WHAT YOU ARE ASKED TO DO:
Output every line exactly as written. Leave out pictures.

GIVEN MATERIAL:

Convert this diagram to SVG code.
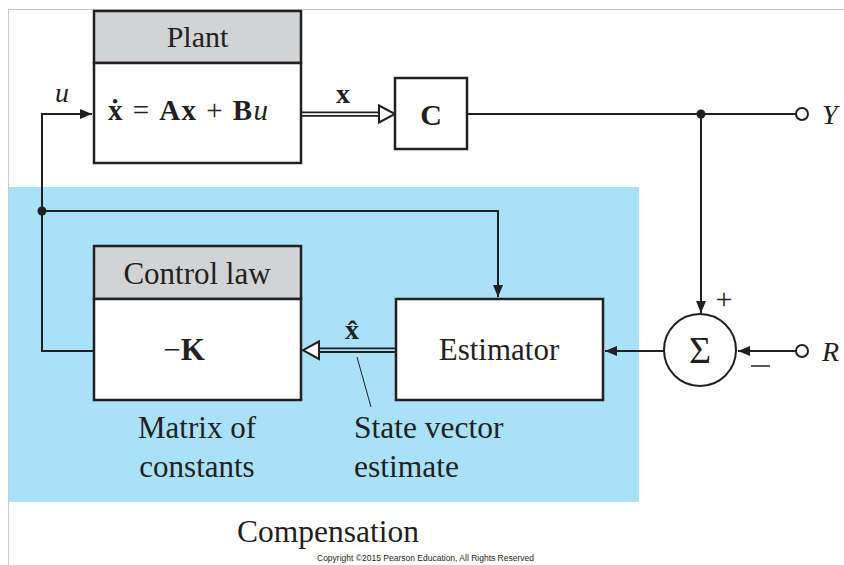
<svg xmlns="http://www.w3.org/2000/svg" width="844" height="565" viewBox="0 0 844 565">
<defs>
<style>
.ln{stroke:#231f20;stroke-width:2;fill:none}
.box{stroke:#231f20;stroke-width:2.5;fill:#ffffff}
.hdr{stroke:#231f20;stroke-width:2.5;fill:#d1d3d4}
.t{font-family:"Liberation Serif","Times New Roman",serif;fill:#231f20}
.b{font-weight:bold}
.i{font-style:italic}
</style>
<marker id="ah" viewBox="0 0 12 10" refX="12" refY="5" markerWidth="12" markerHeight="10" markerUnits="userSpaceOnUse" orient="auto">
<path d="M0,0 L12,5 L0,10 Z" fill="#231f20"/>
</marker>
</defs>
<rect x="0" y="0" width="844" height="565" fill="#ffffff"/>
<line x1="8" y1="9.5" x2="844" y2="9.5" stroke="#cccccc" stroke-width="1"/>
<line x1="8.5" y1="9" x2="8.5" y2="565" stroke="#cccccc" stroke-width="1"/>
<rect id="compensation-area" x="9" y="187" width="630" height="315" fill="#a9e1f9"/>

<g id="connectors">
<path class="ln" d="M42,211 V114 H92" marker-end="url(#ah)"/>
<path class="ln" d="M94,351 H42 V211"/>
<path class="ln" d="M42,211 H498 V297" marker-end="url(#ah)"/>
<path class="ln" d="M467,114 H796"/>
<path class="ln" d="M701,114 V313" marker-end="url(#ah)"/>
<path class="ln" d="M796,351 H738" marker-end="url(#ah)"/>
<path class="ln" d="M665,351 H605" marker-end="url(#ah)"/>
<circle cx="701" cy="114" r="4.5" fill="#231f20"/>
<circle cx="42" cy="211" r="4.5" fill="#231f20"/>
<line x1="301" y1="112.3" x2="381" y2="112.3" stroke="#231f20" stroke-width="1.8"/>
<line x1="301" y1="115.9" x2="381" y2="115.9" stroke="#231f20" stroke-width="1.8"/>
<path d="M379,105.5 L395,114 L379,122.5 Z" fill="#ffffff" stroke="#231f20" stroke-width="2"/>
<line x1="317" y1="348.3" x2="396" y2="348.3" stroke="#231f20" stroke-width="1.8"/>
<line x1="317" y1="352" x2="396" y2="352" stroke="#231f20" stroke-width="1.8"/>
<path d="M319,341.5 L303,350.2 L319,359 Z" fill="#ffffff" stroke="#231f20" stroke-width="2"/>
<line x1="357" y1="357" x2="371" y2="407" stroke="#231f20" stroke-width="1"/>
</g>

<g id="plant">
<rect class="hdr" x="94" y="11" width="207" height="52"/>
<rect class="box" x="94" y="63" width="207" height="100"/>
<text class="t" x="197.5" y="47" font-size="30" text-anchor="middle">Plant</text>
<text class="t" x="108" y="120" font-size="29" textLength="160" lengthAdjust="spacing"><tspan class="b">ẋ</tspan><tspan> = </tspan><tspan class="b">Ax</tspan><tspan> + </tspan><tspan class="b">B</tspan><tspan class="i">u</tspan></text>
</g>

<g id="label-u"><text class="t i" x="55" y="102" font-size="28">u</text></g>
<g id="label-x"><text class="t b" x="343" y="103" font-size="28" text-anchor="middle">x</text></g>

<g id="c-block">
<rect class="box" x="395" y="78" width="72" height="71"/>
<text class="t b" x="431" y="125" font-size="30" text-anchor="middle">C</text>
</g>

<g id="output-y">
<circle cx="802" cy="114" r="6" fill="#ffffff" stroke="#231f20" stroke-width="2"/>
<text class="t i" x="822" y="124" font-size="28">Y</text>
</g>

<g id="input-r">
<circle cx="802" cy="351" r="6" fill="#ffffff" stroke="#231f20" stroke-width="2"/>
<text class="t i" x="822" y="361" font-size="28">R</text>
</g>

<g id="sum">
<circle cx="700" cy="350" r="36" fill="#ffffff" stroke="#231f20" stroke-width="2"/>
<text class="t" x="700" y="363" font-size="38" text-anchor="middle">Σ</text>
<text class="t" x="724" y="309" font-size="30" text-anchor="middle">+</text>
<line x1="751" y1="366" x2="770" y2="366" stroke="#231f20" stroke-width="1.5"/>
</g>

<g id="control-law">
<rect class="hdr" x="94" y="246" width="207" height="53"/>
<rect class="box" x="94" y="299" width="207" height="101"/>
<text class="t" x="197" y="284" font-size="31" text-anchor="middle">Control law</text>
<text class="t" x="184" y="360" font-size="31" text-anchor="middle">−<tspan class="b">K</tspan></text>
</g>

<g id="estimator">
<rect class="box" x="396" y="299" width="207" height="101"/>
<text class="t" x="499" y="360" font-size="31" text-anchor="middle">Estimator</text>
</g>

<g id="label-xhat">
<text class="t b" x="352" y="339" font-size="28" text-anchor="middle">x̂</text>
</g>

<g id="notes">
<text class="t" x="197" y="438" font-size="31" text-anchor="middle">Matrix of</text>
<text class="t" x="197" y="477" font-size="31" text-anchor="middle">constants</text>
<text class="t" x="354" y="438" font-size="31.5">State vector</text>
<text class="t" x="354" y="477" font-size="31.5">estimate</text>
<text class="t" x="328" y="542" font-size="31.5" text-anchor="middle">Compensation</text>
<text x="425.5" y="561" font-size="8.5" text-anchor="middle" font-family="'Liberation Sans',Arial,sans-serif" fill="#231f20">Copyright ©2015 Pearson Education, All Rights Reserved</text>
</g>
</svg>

OUTPUT FOR THIS EXERCISE:
Convert this diagram to SVG code.
<svg xmlns="http://www.w3.org/2000/svg" width="844" height="565" viewBox="0 0 844 565">
<defs>
<style>
.ln{stroke:#231f20;stroke-width:2;fill:none}
.box{stroke:#231f20;stroke-width:2.5;fill:#ffffff}
.hdr{stroke:#231f20;stroke-width:2.5;fill:#d1d3d4}
.t{font-family:"Liberation Serif","Times New Roman",serif;fill:#231f20}
.b{font-weight:bold}
.i{font-style:italic}
</style>
<marker id="ah" viewBox="0 0 12 10" refX="12" refY="5" markerWidth="12" markerHeight="10" markerUnits="userSpaceOnUse" orient="auto">
<path d="M0,0 L12,5 L0,10 Z" fill="#231f20"/>
</marker>
</defs>
<rect x="0" y="0" width="844" height="565" fill="#ffffff"/>
<line x1="8" y1="9.5" x2="844" y2="9.5" stroke="#cccccc" stroke-width="1"/>
<line x1="8.5" y1="9" x2="8.5" y2="565" stroke="#cccccc" stroke-width="1"/>
<rect id="compensation-area" x="9" y="187" width="630" height="315" fill="#a9e1f9"/>

<g id="connectors">
<path class="ln" d="M42,211 V114 H92" marker-end="url(#ah)"/>
<path class="ln" d="M94,351 H42 V211"/>
<path class="ln" d="M42,211 H498 V297" marker-end="url(#ah)"/>
<path class="ln" d="M467,114 H796"/>
<path class="ln" d="M701,114 V313" marker-end="url(#ah)"/>
<path class="ln" d="M796,351 H738" marker-end="url(#ah)"/>
<path class="ln" d="M665,351 H605" marker-end="url(#ah)"/>
<circle cx="701" cy="114" r="4.5" fill="#231f20"/>
<circle cx="42" cy="211" r="4.5" fill="#231f20"/>
<line x1="301" y1="112.3" x2="381" y2="112.3" stroke="#231f20" stroke-width="1.8"/>
<line x1="301" y1="115.9" x2="381" y2="115.9" stroke="#231f20" stroke-width="1.8"/>
<path d="M379,105.5 L395,114 L379,122.5 Z" fill="#ffffff" stroke="#231f20" stroke-width="2"/>
<line x1="317" y1="348.3" x2="396" y2="348.3" stroke="#231f20" stroke-width="1.8"/>
<line x1="317" y1="352" x2="396" y2="352" stroke="#231f20" stroke-width="1.8"/>
<path d="M319,341.5 L303,350.2 L319,359 Z" fill="#ffffff" stroke="#231f20" stroke-width="2"/>
<line x1="357" y1="357" x2="371" y2="407" stroke="#231f20" stroke-width="1"/>
</g>

<g id="plant">
<rect class="hdr" x="94" y="11" width="207" height="52"/>
<rect class="box" x="94" y="63" width="207" height="100"/>
<text class="t" x="197.5" y="47" font-size="30" text-anchor="middle">Plant</text>
<text class="t" x="108" y="120" font-size="29" textLength="160" lengthAdjust="spacing"><tspan class="b">ẋ</tspan><tspan> = </tspan><tspan class="b">Ax</tspan><tspan> + </tspan><tspan class="b">B</tspan><tspan class="i">u</tspan></text>
</g>

<g id="label-u"><text class="t i" x="55" y="102" font-size="28">u</text></g>
<g id="label-x"><text class="t b" x="343" y="103" font-size="28" text-anchor="middle">x</text></g>

<g id="c-block">
<rect class="box" x="395" y="78" width="72" height="71"/>
<text class="t b" x="431" y="125" font-size="30" text-anchor="middle">C</text>
</g>

<g id="output-y">
<circle cx="802" cy="114" r="6" fill="#ffffff" stroke="#231f20" stroke-width="2"/>
<text class="t i" x="822" y="124" font-size="28">Y</text>
</g>

<g id="input-r">
<circle cx="802" cy="351" r="6" fill="#ffffff" stroke="#231f20" stroke-width="2"/>
<text class="t i" x="822" y="361" font-size="28">R</text>
</g>

<g id="sum">
<circle cx="700" cy="350" r="36" fill="#ffffff" stroke="#231f20" stroke-width="2"/>
<text class="t" x="700" y="363" font-size="38" text-anchor="middle">Σ</text>
<text class="t" x="724" y="309" font-size="30" text-anchor="middle">+</text>
<line x1="751" y1="366" x2="770" y2="366" stroke="#231f20" stroke-width="1.5"/>
</g>

<g id="control-law">
<rect class="hdr" x="94" y="246" width="207" height="53"/>
<rect class="box" x="94" y="299" width="207" height="101"/>
<text class="t" x="197" y="284" font-size="31" text-anchor="middle">Control law</text>
<text class="t" x="184" y="360" font-size="31" text-anchor="middle">−<tspan class="b">K</tspan></text>
</g>

<g id="estimator">
<rect class="box" x="396" y="299" width="207" height="101"/>
<text class="t" x="499" y="360" font-size="31" text-anchor="middle">Estimator</text>
</g>

<g id="label-xhat">
<text class="t b" x="352" y="339" font-size="28" text-anchor="middle">x̂</text>
</g>

<g id="notes">
<text class="t" x="197" y="438" font-size="31" text-anchor="middle">Matrix of</text>
<text class="t" x="197" y="477" font-size="31" text-anchor="middle">constants</text>
<text class="t" x="354" y="438" font-size="31.5">State vector</text>
<text class="t" x="354" y="477" font-size="31.5">estimate</text>
<text class="t" x="328" y="542" font-size="31.5" text-anchor="middle">Compensation</text>
<text x="425.5" y="561" font-size="8.5" text-anchor="middle" font-family="'Liberation Sans',Arial,sans-serif" fill="#231f20">Copyright ©2015 Pearson Education, All Rights Reserved</text>
</g>
</svg>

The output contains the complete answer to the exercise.